Just before the registration deadline passed, the former representative and ex-vice president of the electoral commission, Enrique Marquez, also registered as an independent opposition candidate. However, the registration of Manuel Rosales caused more uproar.
Rosales is the current governor of Zulia, Venezuela’s most densely populated state. In 2006, he was the opposition coalition’s presidential candidate and ran (unsuccessfully) against then-incumbent Hugo Chavez. Though Chavez died in 2013, his Socialist Unity Part (PSUV) remains in power — with Maduro holding the presidential reins.
Rosales’ party Un Nuevo Tiempo (A New Time) is part of the anti-Maduro PUD coalition and initially supported first Machado’s and then Yoris’ candidacies. Rosales claims he registered for the same simple reason as Gonzalez: to ensure that PUD would be able to participate in the election.
There was apparently no agreement backing this, however: Shortly after Rosales’ registration was made public, opposition leader Machado accused him of treason.
Accusations of a ‘loyal opposition’
Machado’s accusations reveal that she counts Rosales as a member of the so-called “loyal opposition,” said Victor M. Mijares of the University of the Andes in Bogota, Colombia. The term is used to describe opposition forces whose non-confrontational positions lend the appearance of political diversity while not actually posing a threat to the regime.
These forces “receive political advantages that take the form of access to public offices such as mayor or governor,” said Mijares.
On Wednesday, Rosales strongly denied claims made on social media that his candidacy had been arranged in agreement with Nicolas Maduro. But whether by design or by chance, Rosales’ candidacy is nevertheless in the interest of the government, said Günther Maihold from the Latin America Institute at Berlin’s Free University.
“As a governor, he’s actually not supposed to be allowed to run, but the electoral commission, which is controlled by the ruling party, allowed it in order to split the opposition,” he said.
Strongest candidate has been sidelined
For her part, Machado is considered radical, even in opposition circles. It’s potentially why the liberal right-wing politician remained in the shadows of more moderate, left-leaning political leaders such as Enrique Capriles, Leopoldo Lopez and Juan Guaido.
However, by October 2023, Machado had definitively secured her position as opposition leader. In the PUD’s primary elections, she received more than 90% of the more than 2 million votes cast — even though she had already been sentenced by government authorities to a 15-year ban on holding office. One of the accusations leveled against her was that she had been involved in a “corruption scheme” along with Guaido, the former Parliament president.
“This has significantly strengthened Machado’s position,” said Maihold. “Just last week I spoke with opposition members who really believe they have a chance to win the election with Machado — if the vote were to be free and democratic.”

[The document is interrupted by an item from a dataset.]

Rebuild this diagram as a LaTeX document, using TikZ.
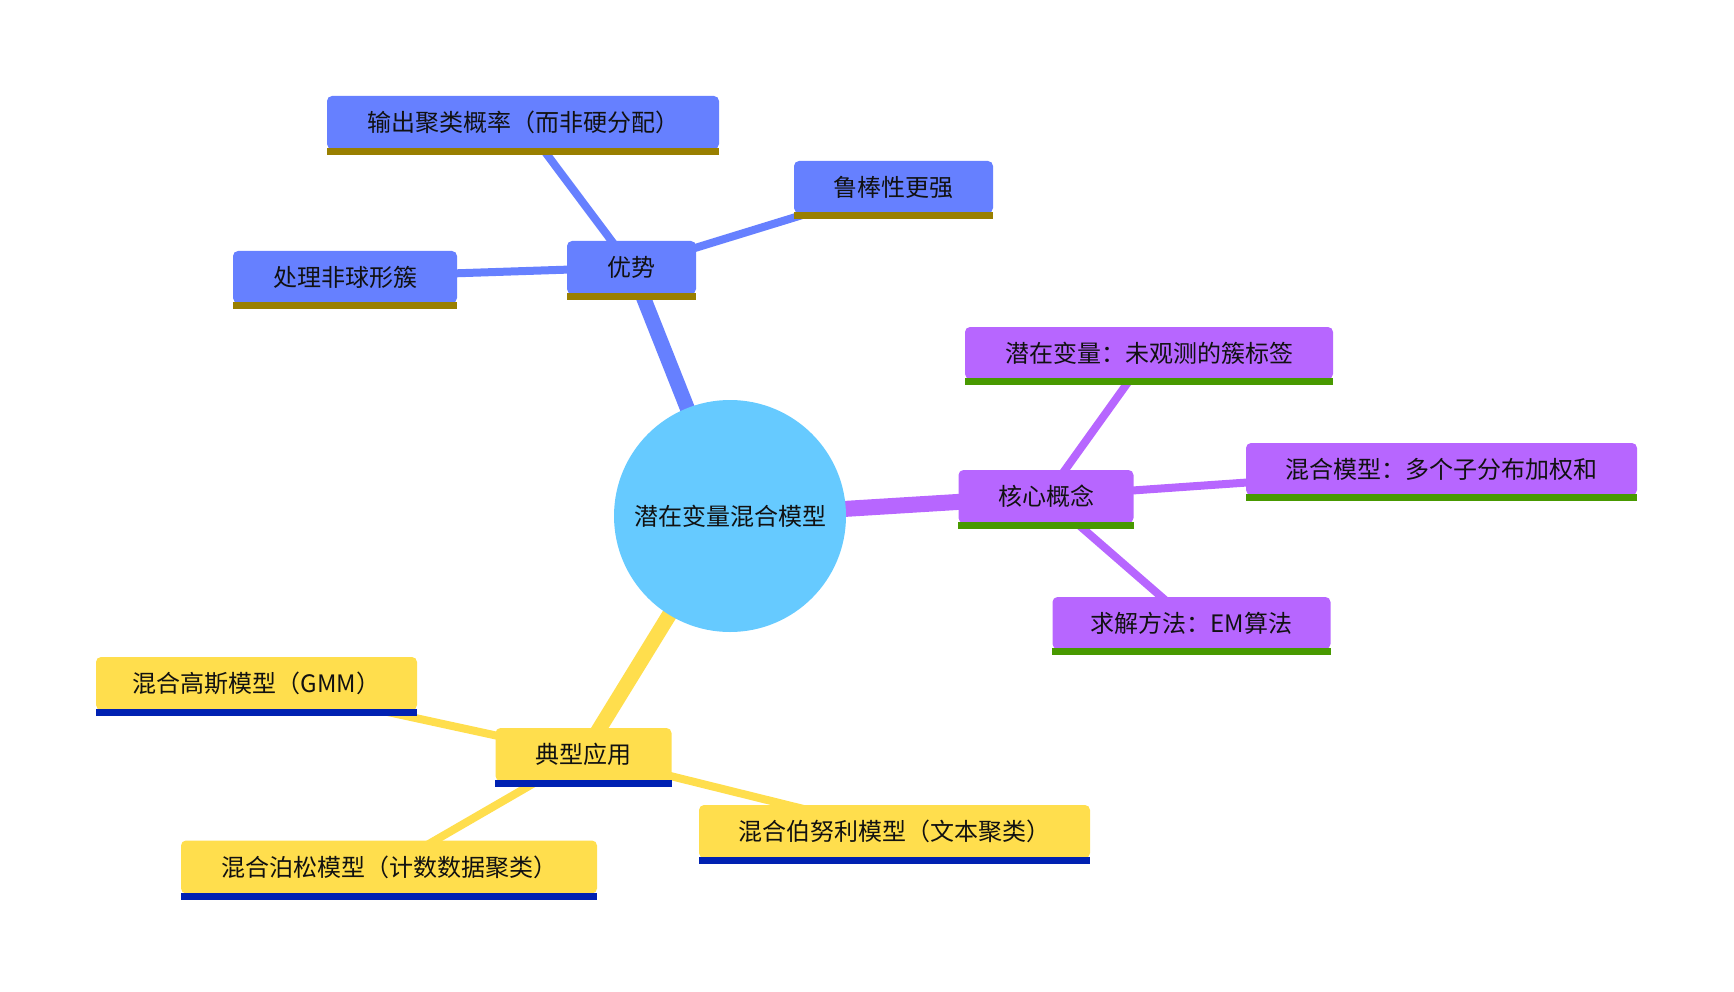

What are the opposition’s election chances?
Still, no one expects that to be the case. The rulers of the Socialist Unity Party and their allies really have no other choice than to prevent a democratic vote from taking place, said Mijares.
“Maduro’s administration and his governing coalition are facing a dilemma in which ceding power is not a viable option, as this is considered to be a political and even existential risk,” he said. The opposition has accused the regime of massive corruption and human rights abuses that would hardly be left unpunished were the country to be re-democratized.
Of all the stumbling blocks that the government is putting in the opposition’s path, Maihold believes the exclusion of Machado is the crucial one. Maduro only has the backing of some 30% of Venezuelans, he explained, and these tend to be party members, members of the military and their relatives — in other words, voters who have directly benefited from his rule.
“The opposition’s success largely depends on how many voters they can mobilize,” said Maihold, adding that only a leader like Machado could presumably manage to unite a democratic majority behind them.
This article was originally written in German.